I suspect the problem for Weingarten and her fellow travelers is not that the film “affixes blame…on teachers unions,” but that it affixes any blame on them at all. It also may rankle a tad that the Walden Media-backed film uses a favorite phrase of Obama’s in the service of school choice when Gyllenhaal’s character tells a crowd of parents, “You have to be the change you want to see!” Of course the education problems in this country are complicated, especially in low-income schools. Of course there are phenomenal teachers in public schools. I went to those schools and was raised by one of those teachers. But the message from teachers unions, on “Waiting for Superman” and now “Won’t Back Down,” is that the problems are so complex and teachers so infallible that no one can possibly do them justice on film.
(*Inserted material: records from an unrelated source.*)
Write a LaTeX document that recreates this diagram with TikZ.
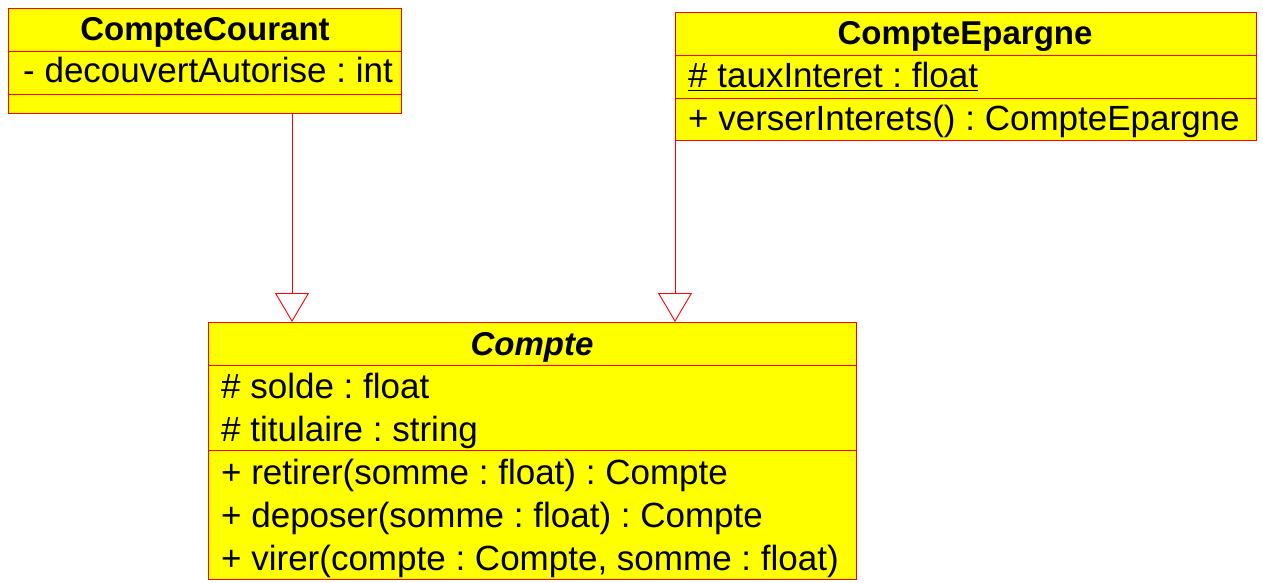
\documentclass[tikz,border=0pt]{standalone}
\usepackage{fontspec}
\setmainfont{Liberation Sans}
\usetikzlibrary{arrows.meta}
\definecolor{umlred}{RGB}{255,0,0}
\definecolor{umlyellow}{RGB}{255,255,0}
\frenchspacing
\begin{document}
\begin{tikzpicture}[x=1pt,y=-1pt,
  classbox/.style={draw=umlred, fill=umlyellow, line width=0.9pt, inner sep=0pt, outer sep=0pt, anchor=north west},
  divider/.style={draw=umlred, line width=0.9pt},
  member/.style={inner sep=0pt, anchor=base west, font=\fontsize{35}{40}\selectfont\frenchspacing},
  classtitle/.style={inner sep=0pt, anchor=base, font=\fontsize{33}{40}\selectfont\bfseries},
  inherit/.style={draw=umlred, line width=0.9pt, -{Triangle[open, length=29pt, width=34pt, fill=white]}}
]
\useasboundingbox (0,0) rectangle (1263,583);

% CompteCourant
\node[classbox, minimum width=393pt, minimum height=105pt] (cc) at (8,8) {};
\draw[divider] ([yshift=-43pt]cc.north west) -- ([yshift=-43pt]cc.north east);
\draw[divider] ([yshift=-86pt]cc.north west) -- ([yshift=-86pt]cc.north east);
\node[classtitle] (cct) at (205,41) {CompteCourant};
\node[member] (cca) at (23,83) {- decouvertAutorise : int};

% CompteEpargne
\node[classbox, minimum width=581pt, minimum height=128pt] (ce) at (675,12) {};
\draw[divider] ([yshift=-43pt]ce.north west) -- ([yshift=-43pt]ce.north east);
\draw[divider] ([yshift=-86pt]ce.north west) -- ([yshift=-86pt]ce.north east);
\node[classtitle] (cet) at (965,45) {CompteEpargne};
\node[member] (cea) at (688,88) {\underline{\# tauxInteret : float}};
\node[member] (ceo) at (688,131) {+ verserInterets() : CompteEpargne};

% Compte
\node[classbox, minimum width=648pt, minimum height=257pt] (co) at (208,322) {};
\draw[divider] ([yshift=-43pt]co.north west) -- ([yshift=-43pt]co.north east);
\draw[divider] ([yshift=-128pt]co.north west) -- ([yshift=-128pt]co.north east);
\node[classtitle, font=\fontsize{33}{40}\selectfont\bfseries\itshape] (cot) at (532,355) {Compte};
\node[member] (coa1) at (221,398) {\# solde : float};
\node[member] (coa2) at (221,441) {\# titulaire : string};
\node[member] (coo1) at (221,484) {+ retirer(somme : float) : Compte};
\node[member] (coo2) at (221,527) {+ deposer(somme : float) : Compte};
\node[member] (coo3) at (221,570) {+ virer(compte : Compte, somme : float)};

% inheritance
\coordinate (ccfoot) at ([xshift=284pt]cc.south west);
\draw[inherit] (ccfoot) -- (ccfoot |- co.north);
\draw[inherit] (ce.south west) -- (ce.south west |- co.north);
\end{tikzpicture}
\end{document}
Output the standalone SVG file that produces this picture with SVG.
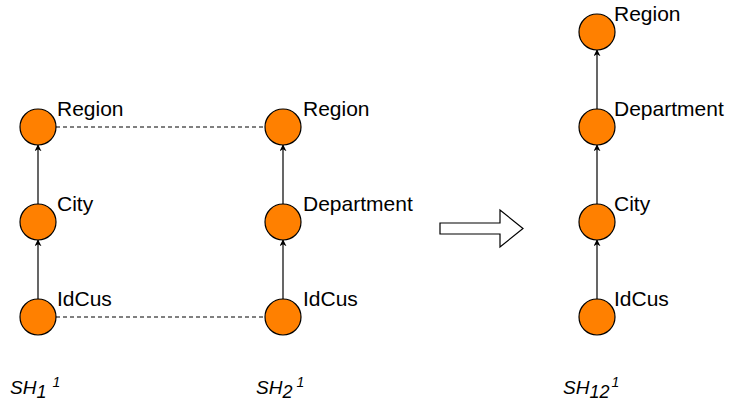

Nonsense. Parents like the ones in “Won’t Back Down” exist, and they deserve to have their story told. Perhaps glorifying stories of determined, involved parents in low-income schools will inspire more of them, which would help students and teachers alike. I’ve watched Virginia Walden Ford fight for 15 years for school choice in Washington, D.C., after a scholarship to a private school from a benevolent neighbor changed her son’s life. Walden Ford was one of a small, hand-picked wave of black students who integrated the Little Rock, Ark. schools on the heels of the Little Rock Nine in the early ’60s, and she likens the fight for equal opportunity in education today to the fight she began in her childhood.
Years after her son graduated, Walden Ford is still a full-time activist on behalf of the District’s poor and minority students, most recently standing up to a Democratic Congress and president determined to strip away the D.C. Opportunity Scholarship for 1,700 students. Those scholarships, almost all of which go to low-income, minority students, were taken away as a favor to well-heeled teachers unions who don’t appreciate any competition, regardless of how much it helps kids. And, it does help:
“This isn’t just noise or random variation. This is a true difference,” said Patrick Wolf, the University of Arkansas professor who oversaw the three-year study. “In my opinion, the D.C. Opportunity Scholarship program has met a tough standard for efficacy in serving low-income students.”
Hollywood needs its rich, powerful antagonists to play foil to its plucky, sympathetic heroes. Just ask corporations and oil men. If teachers unions don’t like being cast in the role, they shouldn’t play it so readily in real life.